## EXERCISE DIRECTIONS
Find the line with "Give me the TikZ source for this diagram." and the line with "e1232) -- (e1232);", then repeat both of them and every line in between exactly. Omit the pictures.

--------------------------------------------------

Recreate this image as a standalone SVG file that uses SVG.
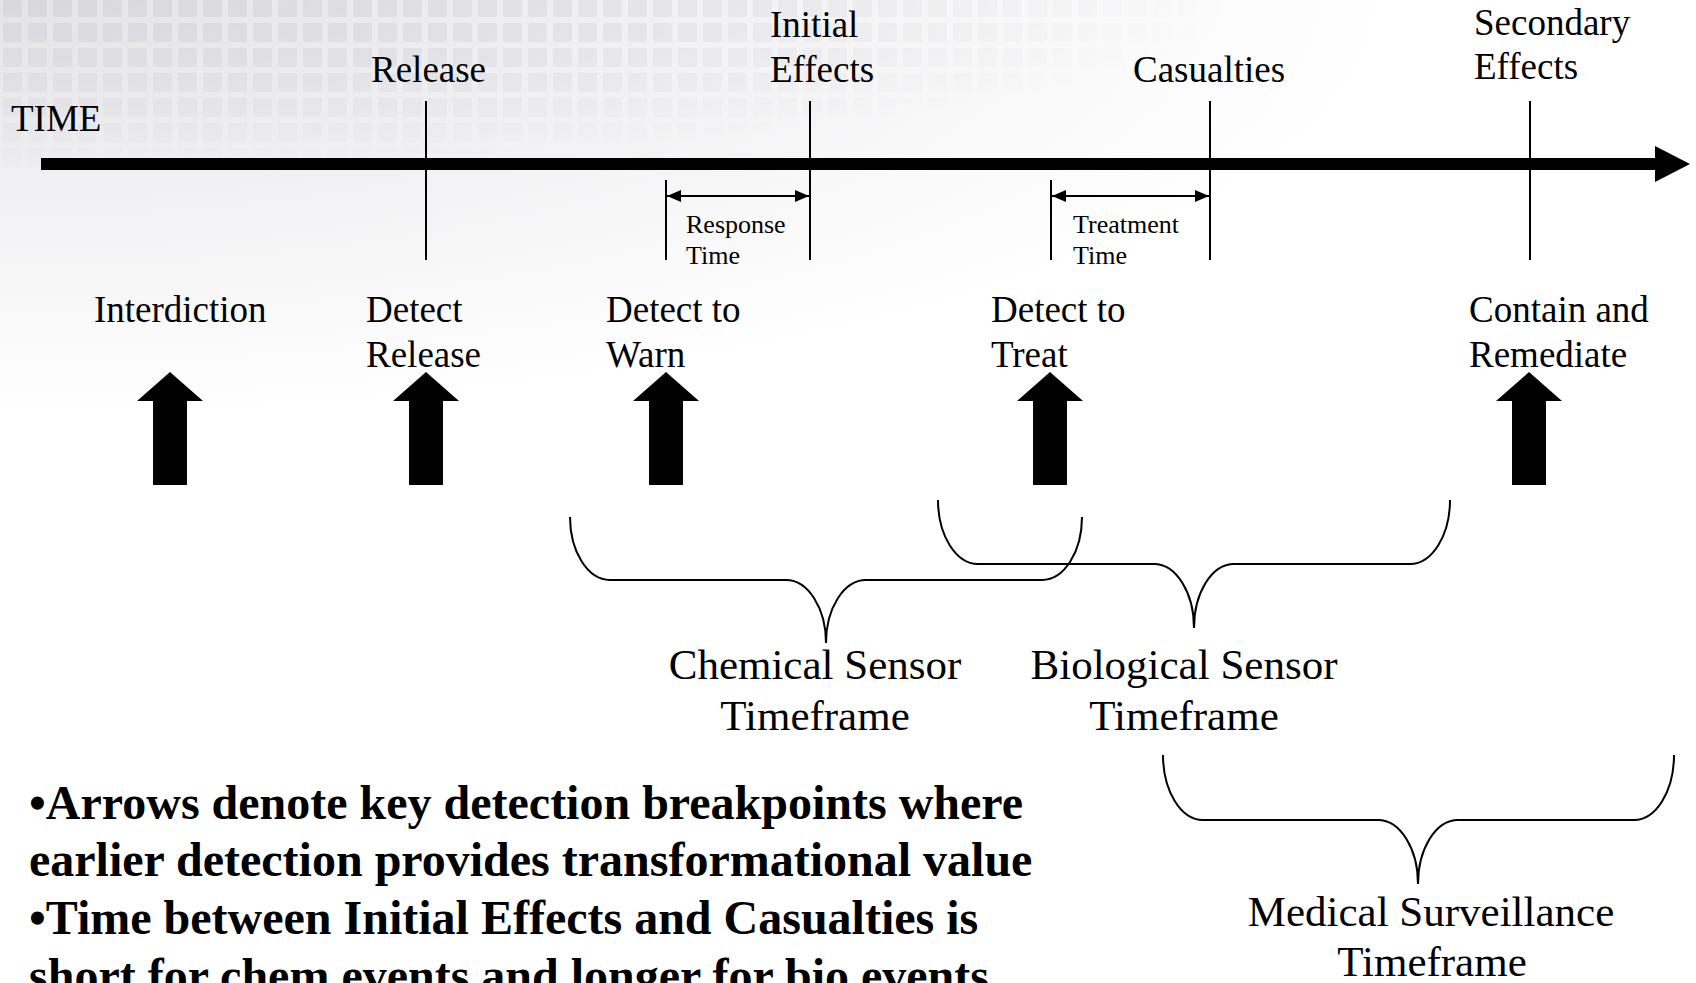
<svg xmlns="http://www.w3.org/2000/svg" width="1696" height="983" viewBox="0 0 1696 983">
<style>
  text { font-family: "Liberation Serif", "Times New Roman", serif; fill: #000; }
  .lbl { font-size: 37px; }
  .sm { font-size: 26px; }
  .tf { font-size: 43px; text-anchor: middle; }
  .note { font-size: 48px; font-weight: bold; }
  .tick { stroke: #000; stroke-width: 2; fill: none; }
  .brace { stroke: #000; stroke-width: 2; fill: none; }
  .blk { fill: #000; }
</style>
<defs>
  <radialGradient id="bgGrad" cx="0" cy="0" r="1" gradientUnits="userSpaceOnUse" gradientTransform="translate(0 0) scale(1400 420)">
    <stop offset="0" stop-color="#e4e4e8"/>
    <stop offset="0.5" stop-color="#f2f2f4"/>
    <stop offset="1" stop-color="#ffffff"/>
  </radialGradient>
  <radialGradient id="gridFade" cx="0" cy="0" r="1" gradientUnits="userSpaceOnUse" gradientTransform="scale(1250 170)">
    <stop offset="0" stop-color="#fff" stop-opacity="0.9"/>
    <stop offset="0.6" stop-color="#fff" stop-opacity="0.35"/>
    <stop offset="1" stop-color="#fff" stop-opacity="0"/>
  </radialGradient>
  <mask id="gridMask">
    <rect x="0" y="0" width="1696" height="983" fill="url(#gridFade)"/>
  </mask>
  <pattern id="grid" x="0" y="-5" width="25" height="25" patternUnits="userSpaceOnUse">
    <rect x="3" y="3" width="19" height="19" rx="2" fill="#d6d6dc"/>
  </pattern>
  <marker id="ah" viewBox="0 0 14 12" refX="14" refY="6" markerWidth="14" markerHeight="12" markerUnits="userSpaceOnUse" orient="auto-start-reverse">
    <path d="M0,0 L14,6 L0,12 Z" fill="#000"/>
  </marker>
</defs>

<g id="background">
  <rect x="0" y="0" width="1696" height="983" fill="#fff"/>
  <rect x="0" y="0" width="1696" height="983" fill="url(#bgGrad)"/>
  <rect x="0" y="0" width="1696" height="200" fill="url(#grid)" mask="url(#gridMask)"/>
</g>

<g id="timeline">
  <rect x="41" y="158" width="1616" height="12" class="blk"/>
  <path d="M1655,146 L1690,164 L1655,182 Z" class="blk"/>
  <text class="lbl" x="11" y="131">TIME</text>
</g>

<g id="connectors">
  <line class="tick" x1="426" y1="101" x2="426" y2="260"/>
  <line class="tick" x1="810" y1="101" x2="810" y2="260"/>
  <line class="tick" x1="1210" y1="101" x2="1210" y2="260"/>
  <line class="tick" x1="1530" y1="101" x2="1530" y2="260"/>
  <line class="tick" x1="666" y1="180" x2="666" y2="260"/>
  <line class="tick" x1="1051" y1="180" x2="1051" y2="260"/>
  <line class="tick" x1="667" y1="196" x2="809" y2="196" marker-start="url(#ah)" marker-end="url(#ah)"/>
  <line class="tick" x1="1052" y1="196" x2="1209" y2="196" marker-start="url(#ah)" marker-end="url(#ah)"/>
</g>

<g id="event-release"><text class="lbl" x="371" y="82">Release</text></g>
<g id="event-initial-effects"><text class="lbl" x="770" y="37">Initial</text><text class="lbl" x="770" y="82">Effects</text></g>
<g id="event-casualties"><text class="lbl" x="1133" y="82">Casualties</text></g>
<g id="event-secondary-effects"><text class="lbl" x="1474" y="35">Secondary</text><text class="lbl" x="1474" y="79">Effects</text></g>
<g id="response-time"><text class="sm" x="686" y="233">Response</text><text class="sm" x="686" y="264">Time</text></g>
<g id="treatment-time"><text class="sm" x="1073" y="233">Treatment</text><text class="sm" x="1073" y="264">Time</text></g>

<g id="bp-interdiction">
  <text class="lbl" x="94" y="322">Interdiction</text>
  <path class="blk" d="M170,372 L203,401 L187,401 L187,485 L153,485 L153,401 L137,401 Z"/>
</g>
<g id="bp-detect-release">
  <text class="lbl" x="366" y="322">Detect</text><text class="lbl" x="366" y="367">Release</text>
  <path class="blk" d="M426,372 L459,401 L443,401 L443,485 L409,485 L409,401 L393,401 Z"/>
</g>
<g id="bp-detect-warn">
  <text class="lbl" x="606" y="322">Detect to</text><text class="lbl" x="606" y="367">Warn</text>
  <path class="blk" d="M666,372 L699,401 L683,401 L683,485 L649,485 L649,401 L633,401 Z"/>
</g>
<g id="bp-detect-treat">
  <text class="lbl" x="991" y="322">Detect to</text><text class="lbl" x="991" y="367">Treat</text>
  <path class="blk" d="M1050,372 L1083,401 L1067,401 L1067,485 L1033,485 L1033,401 L1017,401 Z"/>
</g>
<g id="bp-contain">
  <text class="lbl" x="1469" y="322">Contain and</text><text class="lbl" x="1469" y="367">Remediate</text>
  <path class="blk" d="M1529,372 L1562,401 L1546,401 L1546,485 L1512,485 L1512,401 L1496,401 Z"/>
</g>

<g id="chem-timeframe">
  <path class="brace" d="M570,517 A40,63 0 0 0 610,580 L786,580 A40,63 0 0 1 826,643 A40,63 0 0 1 866,580 L1042,580 A40,63 0 0 0 1082,517"/>
  <text class="tf" x="815" y="679">Chemical Sensor</text>
  <text class="tf" x="815" y="730">Timeframe</text>
</g>
<g id="bio-timeframe">
  <path class="brace" d="M938,500 A40,64 0 0 0 978,564 L1154,564 A40,64 0 0 1 1194,628 A40,64 0 0 1 1234,564 L1410,564 A40,64 0 0 0 1450,500"/>
  <text class="tf" x="1184" y="679">Biological Sensor</text>
  <text class="tf" x="1184" y="730">Timeframe</text>
</g>
<g id="medical-timeframe">
  <path class="brace" d="M1163,755 A40,65 0 0 0 1203,820 L1378,820 A40,64 0 0 1 1418,884 A40,64 0 0 1 1458,820 L1634,820 A40,65 0 0 0 1674,755"/>
  <text class="tf" x="1431" y="926">Medical Surveillance</text>
  <text class="tf" x="1432" y="976">Timeframe</text>
</g>

<g id="notes">
  <text class="note" x="29" y="819">•Arrows denote key detection breakpoints where</text>
  <text class="note" x="29" y="876">earlier detection provides transformational value</text>
  <text class="note" x="29" y="934">•Time between Initial Effects and Casualties is</text>
  <text class="note" x="29" y="992">short for chem events and longer for bio events</text>
</g>
</svg>
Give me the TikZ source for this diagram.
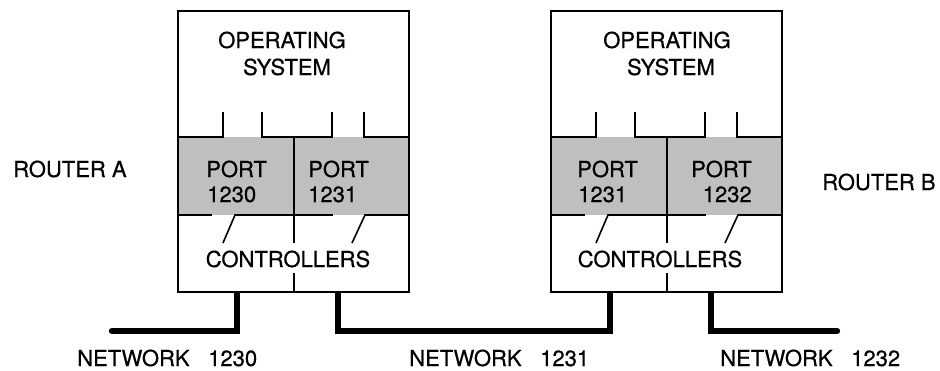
\documentclass[tikz,border=0pt]{standalone}
\usepackage{fontspec}
\setmainfont[FakeBold=0.6]{TeX Gyre Heros}
\begin{document}
\begin{tikzpicture}[x=0.75pt,y=-0.75pt,
  lbl/.style={inner sep=0pt, font=\fontsize{16.5}{19}\selectfont},
  outline/.style={line width=1.4pt, line cap=butt, line join=miter},
  thin/.style={line width=1.2pt},
  net/.style={line width=4.8pt, line cap=round, line join=miter},
  portfill/.style={fill=black!25}]
\useasboundingbox (0,0) rectangle (940,371);

% network attachment points on the bottom of each router box
\coordinate (a1) at (237,292);
\coordinate (a2) at (338,292);
\coordinate (b1) at (610,292);
\coordinate (b2) at (711,292);
\coordinate (w1230) at (112,331);
\coordinate (e1232) at (837,331);

% networks
\draw[net] (w1230) -| (a1);
\draw[net] (a2) -- (a2 |- w1230) -- (b1 |- w1230) -- (b1);
\draw[net] (b2) -- (b2 |- e1232) -- (e1232);

% router boxes
\foreach \dx/\nm in {178/ra, 551/rb}{
\begin{scope}[shift={(\dx,0)}]
  \fill[white] (0,11) rectangle (231,292);
  \fill[portfill] (0,137) rectangle (231,215);
  \draw[outline] (0,11) rectangle (231,292);
  \coordinate (\nm) at (115,150);
  % operating system lower boundary with openings
  \draw[thin] (0,137) -- (45,137) -- (45,112);
  \draw[thin] (84,112) -- (84,137) -- (154,137) -- (154,112);
  \draw[thin] (186,112) -- (186,137) -- (231,137);
  % port / controller boundary with switches
  \draw[thin] (0,215) -- (34,215);
  \draw[thin] (45,243) -- (57,215) -- (116,215);
  \draw[thin] (116,215) -- (155,215);
  \draw[thin] (174,243) -- (187,215) -- (231,215);
  % divider
  \draw[thin] (116,137) -- (116,243);
  \draw[thin] (116,273) -- (116,292);
\end{scope}}

% texts
\node[lbl, anchor=base] (osa1) at (282,48) {OPERATING};
\node[lbl, anchor=base] (osa2) at (287,75) {SYSTEM};
\node[lbl, anchor=base] (osb1) at (667,48) {OPERATING};
\node[lbl, anchor=base] (osb2) at (671,75) {SYSTEM};

\node[lbl, anchor=base west] (pa1) at (206,177) {PORT};
\node[lbl, anchor=base west] (pa1n) at (207,202) {1230};
\node[lbl, anchor=base west] (pa2) at (308,177) {PORT};
\node[lbl, anchor=base west] (pa2n) at (308,202) {1231};
\node[lbl, anchor=base west] (pb1) at (577,177) {PORT};
\node[lbl, anchor=base west] (pb1n) at (578,202) {1231};
\node[lbl, anchor=base east] (pb2) at (752,177) {PORT};
\node[lbl, anchor=base east] (pb2n) at (752,202) {1232};

\node[lbl, anchor=base] (ca) at (288,267) {CONTROLLERS};
\node[lbl, anchor=base] (cb) at (660,267) {CONTROLLERS};

\node[lbl, anchor=base west] (routera) at (13,177) {ROUTER A};
\node[lbl, anchor=base west] (routerb) at (822,190) {ROUTER B};

\node[lbl, anchor=base west] (n1230) at (77,366) {NETWORK\hspace{14pt}1230};
\node[lbl, anchor=base west] (n1231) at (409,366) {NETWORK\hspace{14pt}1231};
\node[lbl, anchor=base west] (n1232) at (720,366) {NETWORK\hspace{14pt}1232};
\end{tikzpicture}
\end{document}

--------------------------------------------------

## RESPONSE FOR THIS EXERCISE
Give me the TikZ source for this diagram.
\documentclass[tikz,border=0pt]{standalone}
\usepackage{fontspec}
\setmainfont[FakeBold=0.6]{TeX Gyre Heros}
\begin{document}
\begin{tikzpicture}[x=0.75pt,y=-0.75pt,
  lbl/.style={inner sep=0pt, font=\fontsize{16.5}{19}\selectfont},
  outline/.style={line width=1.4pt, line cap=butt, line join=miter},
  thin/.style={line width=1.2pt},
  net/.style={line width=4.8pt, line cap=round, line join=miter},
  portfill/.style={fill=black!25}]
\useasboundingbox (0,0) rectangle (940,371);

% network attachment points on the bottom of each router box
\coordinate (a1) at (237,292);
\coordinate (a2) at (338,292);
\coordinate (b1) at (610,292);
\coordinate (b2) at (711,292);
\coordinate (w1230) at (112,331);
\coordinate (e1232) at (837,331);

% networks
\draw[net] (w1230) -| (a1);
\draw[net] (a2) -- (a2 |- w1230) -- (b1 |- w1230) -- (b1);
\draw[net] (b2) -- (b2 |- e1232) -- (e1232);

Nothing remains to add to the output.